TASK DETAILS: Write out the material exactly. Do not include the pictures.

DATA BLOCK:
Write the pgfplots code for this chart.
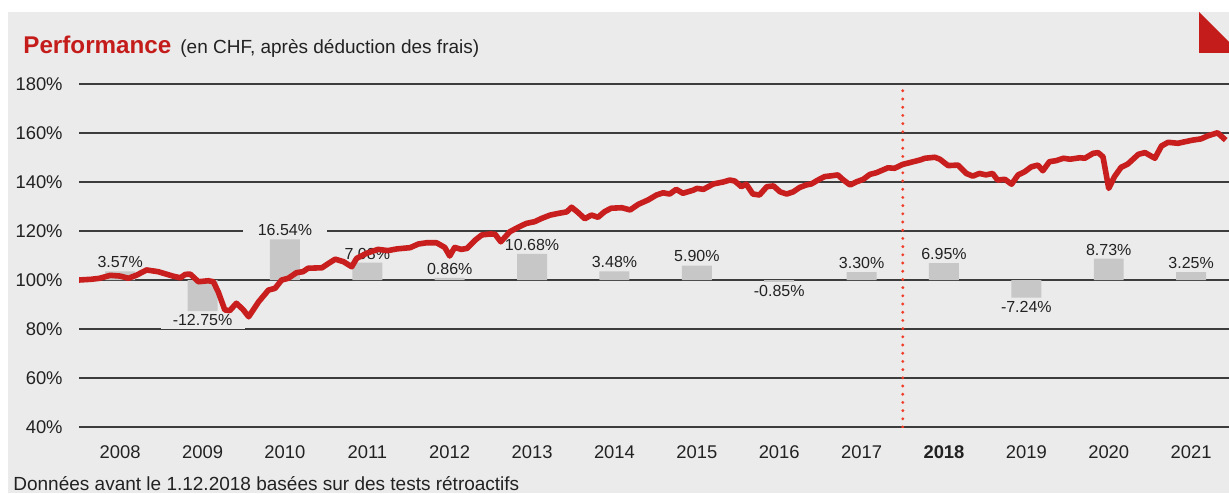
\documentclass[border=0pt]{standalone}
\usepackage{pgfplots}
\pgfplotsset{compat=1.18}
\usepackage{pgfplotstable}
\usepackage{fontspec}
\setmainfont{Liberation Sans}
\definecolor{bgc}{RGB}{235,235,235}
\definecolor{barc}{RGB}{198,199,198}
\definecolor{linec}{RGB}{200,30,30}
\definecolor{cornerred}{RGB}{196,28,26}
\definecolor{gridc}{RGB}{60,60,60}
\definecolor{txt}{RGB}{34,34,34}
\definecolor{dotc}{RGB}{240,60,40}

\pgfplotstableread{
t v
2008.00 100.0
2008.15 100.3
2008.25 100.7
2008.38 101.9
2008.50 101.6
2008.60 100.7
2008.70 102.0
2008.82 104.1
2008.96 103.4
2009.06 102.4
2009.14 101.6
2009.23 100.9
2009.29 102.3
2009.35 102.4
2009.45 99.3
2009.57 99.7
2009.63 99.3
2009.69 95.2
2009.77 87.8
2009.83 87.5
2009.91 90.5
2009.99 88.0
2010.06 85.0
2010.18 91.1
2010.30 95.9
2010.38 96.6
2010.46 100.0
2010.54 100.7
2010.64 103.0
2010.72 103.4
2010.78 104.8
2010.95 105.0
2011.03 106.8
2011.11 108.5
2011.21 107.5
2011.31 105.4
2011.37 108.8
2011.49 110.9
2011.63 112.5
2011.75 112.0
2011.86 112.7
2012.02 113.2
2012.12 114.7
2012.22 115.2
2012.34 115.2
2012.44 113.3
2012.50 109.8
2012.56 113.3
2012.64 112.5
2012.71 112.9
2012.81 116.3
2012.89 118.4
2012.99 118.8
2013.05 118.7
2013.12 115.6
2013.23 119.7
2013.33 121.5
2013.43 123.1
2013.53 123.8
2013.62 125.2
2013.72 126.5
2013.82 127.2
2013.92 127.8
2013.98 129.7
2014.06 127.5
2014.14 125.0
2014.22 126.5
2014.30 125.6
2014.38 127.9
2014.46 129.3
2014.59 129.5
2014.69 128.6
2014.79 130.9
2014.91 132.7
2015.01 134.7
2015.09 135.6
2015.17 135.1
2015.25 137.0
2015.33 135.4
2015.46 136.7
2015.50 137.4
2015.58 137.0
2015.70 139.2
2015.82 140.0
2015.90 140.8
2015.96 140.4
2016.04 138.1
2016.10 139.1
2016.18 135.1
2016.26 134.7
2016.35 138.1
2016.43 138.4
2016.51 136.0
2016.59 135.1
2016.67 136.0
2016.75 137.8
2016.83 138.8
2016.89 139.2
2016.97 140.8
2017.05 142.2
2017.15 142.6
2017.21 142.9
2017.28 140.8
2017.36 138.8
2017.44 140.1
2017.52 141.1
2017.60 143.1
2017.68 143.8
2017.82 145.8
2017.90 145.6
2018.00 147.2
2018.13 148.3
2018.21 149.0
2018.27 149.7
2018.39 150.1
2018.45 149.3
2018.55 146.7
2018.67 146.9
2018.77 143.5
2018.85 142.4
2018.93 143.5
2019.01 142.9
2019.09 143.5
2019.15 140.8
2019.24 141.1
2019.32 139.1
2019.40 142.9
2019.48 144.2
2019.56 146.2
2019.64 146.9
2019.70 144.6
2019.78 148.3
2019.86 148.7
2019.95 149.7
2020.03 149.3
2020.15 149.9
2020.21 149.7
2020.31 151.7
2020.37 152.0
2020.43 150.3
2020.50 137.4
2020.57 142.2
2020.65 146.0
2020.73 147.3
2020.86 151.3
2020.94 152.0
2021.06 149.7
2021.14 154.7
2021.22 156.2
2021.34 155.8
2021.42 156.4
2021.52 157.1
2021.62 157.6
2021.70 158.8
2021.82 160.1
2021.92 157.1
}\perf

\pgfplotstableread{
x r
2008.5 3.57
2009.5 -12.75
2010.5 16.54
2011.5 7.08
2012.5 0.86
2013.5 10.68
2014.5 3.48
2015.5 5.90
2016.5 -0.85
2017.5 3.30
2018.5 6.95
2019.5 -7.24
2020.5 8.73
2021.5 3.25
}\bars

\begin{document}
\begin{tikzpicture}[x=0.5pt,y=0.5pt]
\path[use as bounding box] (0,0) rectangle (1229,493);
\clip (0,0) rectangle (1229,493);
\fill[bgc] (8,0) rectangle (1229,481);
\fill[cornerred] (1199,481) -- (1229,451) -- (1229,440) -- (1199,440) -- cycle;
\node[anchor=base west, inner sep=0pt, text=cornerred, font=\fontsize{12.1}{14}\selectfont\bfseries] at (23,439) {Performance};
\node[anchor=base west, inner sep=0pt, text=txt, font=\fontsize{9.5}{11}\selectfont] at (180,439) {(en CHF, après déduction des frais)};
\node[anchor=base west, inner sep=0pt, text=txt, font=\fontsize{9.5}{11}\selectfont] at (13,3) {Données avant le 1.12.2018 basées sur des tests rétroactifs};
\begin{axis}[
  clip mode=individual,
  at={(39.5pt,33pt)}, anchor=south west,
  scale only axis, width=575pt, height=171.5pt,
  xmin=2008, xmax=2021.96, ymin=-60, ymax=80,
  axis line style={draw=none}, major tick length=0pt,
  ytick={-60,-40,-20,0,20,40,60,80},
  yticklabel={\pgfmathparse{\tick+100}\pgfmathprintnumber[fixed,precision=0]{\pgfmathresult}\%},
  ymajorgrids, grid style={gridc, line width=0.8pt},
  xtick={2008.5,2009.5,2010.5,2011.5,2012.5,2013.5,2014.5,2015.5,2016.5,2017.5,2018.5,2019.5,2020.5,2021.5},
  xticklabels={2008,2009,2010,2011,2012,2013,2014,2015,2016,2017,\textbf{2018},2019,2020,2021},
  /pgf/number format/assume math mode=true,
  tick label style={font=\fontsize{9.2}{11}\selectfont, text=txt},
  yticklabel style={anchor=east, inner sep=0pt, xshift=-8pt},
  xticklabel style={anchor=base, inner sep=0pt, yshift=-15.5pt},
]
\addplot[ybar, bar width=0.364, fill=barc, draw=none,
  point meta=y,
  nodes near coords={\pgfmathprintnumber[fixed,precision=2,fixed zerofill]{\pgfplotspointmeta}\%},
  nodes near coords style={font=\fontsize{8}{10}\selectfont, text=txt, fill=bgc, minimum width=42pt, inner xsep=0pt, inner ysep=1.5pt},
] table[x=x,y=r]{\bars};
\addplot[no marks, dotc, line width=1.6pt, line cap=round, dash pattern=on 0pt off 4.1pt] coordinates {(2018,-60) (2018,80)};
\addplot[no marks, line width=2.8pt, linec, line join=round] table[x=t, y expr=\thisrow{v}-100]{\perf};
\end{axis}
\end{tikzpicture}
\end{document}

RESPONSE:
Write the pgfplots code for this chart.
\documentclass[border=0pt]{standalone}
\usepackage{pgfplots}
\pgfplotsset{compat=1.18}
\usepackage{pgfplotstable}
\usepackage{fontspec}
\setmainfont{Liberation Sans}
\definecolor{bgc}{RGB}{235,235,235}
\definecolor{barc}{RGB}{198,199,198}
\definecolor{linec}{RGB}{200,30,30}
\definecolor{cornerred}{RGB}{196,28,26}
\definecolor{gridc}{RGB}{60,60,60}
\definecolor{txt}{RGB}{34,34,34}
\definecolor{dotc}{RGB}{240,60,40}

\pgfplotstableread{
t v
2008.00 100.0
2008.15 100.3
2008.25 100.7
2008.38 101.9
2008.50 101.6
2008.60 100.7
2008.70 102.0
2008.82 104.1
2008.96 103.4
2009.06 102.4
2009.14 101.6
2009.23 100.9
2009.29 102.3
2009.35 102.4
2009.45 99.3
2009.57 99.7
2009.63 99.3
2009.69 95.2
2009.77 87.8
2009.83 87.5
2009.91 90.5
2009.99 88.0
2010.06 85.0
2010.18 91.1
2010.30 95.9
2010.38 96.6
2010.46 100.0
2010.54 100.7
2010.64 103.0
2010.72 103.4
2010.78 104.8
2010.95 105.0
2011.03 106.8
2011.11 108.5
2011.21 107.5
2011.31 105.4
2011.37 108.8
2011.49 110.9
2011.63 112.5
2011.75 112.0
2011.86 112.7
2012.02 113.2
2012.12 114.7
2012.22 115.2
2012.34 115.2
2012.44 113.3
2012.50 109.8
2012.56 113.3
2012.64 112.5
2012.71 112.9
2012.81 116.3
2012.89 118.4
2012.99 118.8
2013.05 118.7
2013.12 115.6
2013.23 119.7
2013.33 121.5
2013.43 123.1
2013.53 123.8
2013.62 125.2
2013.72 126.5
2013.82 127.2
2013.92 127.8
2013.98 129.7
2014.06 127.5
2014.14 125.0
2014.22 126.5
2014.30 125.6
2014.38 127.9
2014.46 129.3
2014.59 129.5
2014.69 128.6
2014.79 130.9
2014.91 132.7
2015.01 134.7
2015.09 135.6
2015.17 135.1
2015.25 137.0
2015.33 135.4
2015.46 136.7
2015.50 137.4
2015.58 137.0
2015.70 139.2
2015.82 140.0
2015.90 140.8
2015.96 140.4
2016.04 138.1
2016.10 139.1
2016.18 135.1
2016.26 134.7
2016.35 138.1
2016.43 138.4
2016.51 136.0
2016.59 135.1
2016.67 136.0
2016.75 137.8
2016.83 138.8
2016.89 139.2
2016.97 140.8
2017.05 142.2
2017.15 142.6
2017.21 142.9
2017.28 140.8
2017.36 138.8
2017.44 140.1
2017.52 141.1
2017.60 143.1
2017.68 143.8
2017.82 145.8
2017.90 145.6
2018.00 147.2
2018.13 148.3
2018.21 149.0
2018.27 149.7
2018.39 150.1
2018.45 149.3
2018.55 146.7
2018.67 146.9
2018.77 143.5
2018.85 142.4
2018.93 143.5
2019.01 142.9
2019.09 143.5
2019.15 140.8
2019.24 141.1
2019.32 139.1
2019.40 142.9
2019.48 144.2
2019.56 146.2
2019.64 146.9
2019.70 144.6
2019.78 148.3
2019.86 148.7
2019.95 149.7
2020.03 149.3
2020.15 149.9
2020.21 149.7
2020.31 151.7
2020.37 152.0
2020.43 150.3
2020.50 137.4
2020.57 142.2
2020.65 146.0
2020.73 147.3
2020.86 151.3
2020.94 152.0
2021.06 149.7
2021.14 154.7
2021.22 156.2
2021.34 155.8
2021.42 156.4
2021.52 157.1
2021.62 157.6
2021.70 158.8
2021.82 160.1
2021.92 157.1
}\perf

\pgfplotstableread{
x r
2008.5 3.57
2009.5 -12.75
2010.5 16.54
2011.5 7.08
2012.5 0.86
2013.5 10.68
2014.5 3.48
2015.5 5.90
2016.5 -0.85
2017.5 3.30
2018.5 6.95
2019.5 -7.24
2020.5 8.73
2021.5 3.25
}\bars

\begin{document}
\begin{tikzpicture}[x=0.5pt,y=0.5pt]
\path[use as bounding box] (0,0) rectangle (1229,493);
\clip (0,0) rectangle (1229,493);
\fill[bgc] (8,0) rectangle (1229,481);
\fill[cornerred] (1199,481) -- (1229,451) -- (1229,440) -- (1199,440) -- cycle;
\node[anchor=base west, inner sep=0pt, text=cornerred, font=\fontsize{12.1}{14}\selectfont\bfseries] at (23,439) {Performance};
\node[anchor=base west, inner sep=0pt, text=txt, font=\fontsize{9.5}{11}\selectfont] at (180,439) {(en CHF, après déduction des frais)};
\node[anchor=base west, inner sep=0pt, text=txt, font=\fontsize{9.5}{11}\selectfont] at (13,3) {Données avant le 1.12.2018 basées sur des tests rétroactifs};
\begin{axis}[
  clip mode=individual,
  at={(39.5pt,33pt)}, anchor=south west,
  scale only axis, width=575pt, height=171.5pt,
  xmin=2008, xmax=2021.96, ymin=-60, ymax=80,
  axis line style={draw=none}, major tick length=0pt,
  ytick={-60,-40,-20,0,20,40,60,80},
  yticklabel={\pgfmathparse{\tick+100}\pgfmathprintnumber[fixed,precision=0]{\pgfmathresult}\%},
  ymajorgrids, grid style={gridc, line width=0.8pt},
  xtick={2008.5,2009.5,2010.5,2011.5,2012.5,2013.5,2014.5,2015.5,2016.5,2017.5,2018.5,2019.5,2020.5,2021.5},
  xticklabels={2008,2009,2010,2011,2012,2013,2014,2015,2016,2017,\textbf{2018},2019,2020,2021},
  /pgf/number format/assume math mode=true,
  tick label style={font=\fontsize{9.2}{11}\selectfont, text=txt},
  yticklabel style={anchor=east, inner sep=0pt, xshift=-8pt},
  xticklabel style={anchor=base, inner sep=0pt, yshift=-15.5pt},
]
\addplot[ybar, bar width=0.364, fill=barc, draw=none,
  point meta=y,
  nodes near coords={\pgfmathprintnumber[fixed,precision=2,fixed zerofill]{\pgfplotspointmeta}\%},
  nodes near coords style={font=\fontsize{8}{10}\selectfont, text=txt, fill=bgc, minimum width=42pt, inner xsep=0pt, inner ysep=1.5pt},
] table[x=x,y=r]{\bars};
\addplot[no marks, dotc, line width=1.6pt, line cap=round, dash pattern=on 0pt off 4.1pt] coordinates {(2018,-60) (2018,80)};
\addplot[no marks, line width=2.8pt, linec, line join=round] table[x=t, y expr=\thisrow{v}-100]{\perf};
\end{axis}
\end{tikzpicture}
\end{document}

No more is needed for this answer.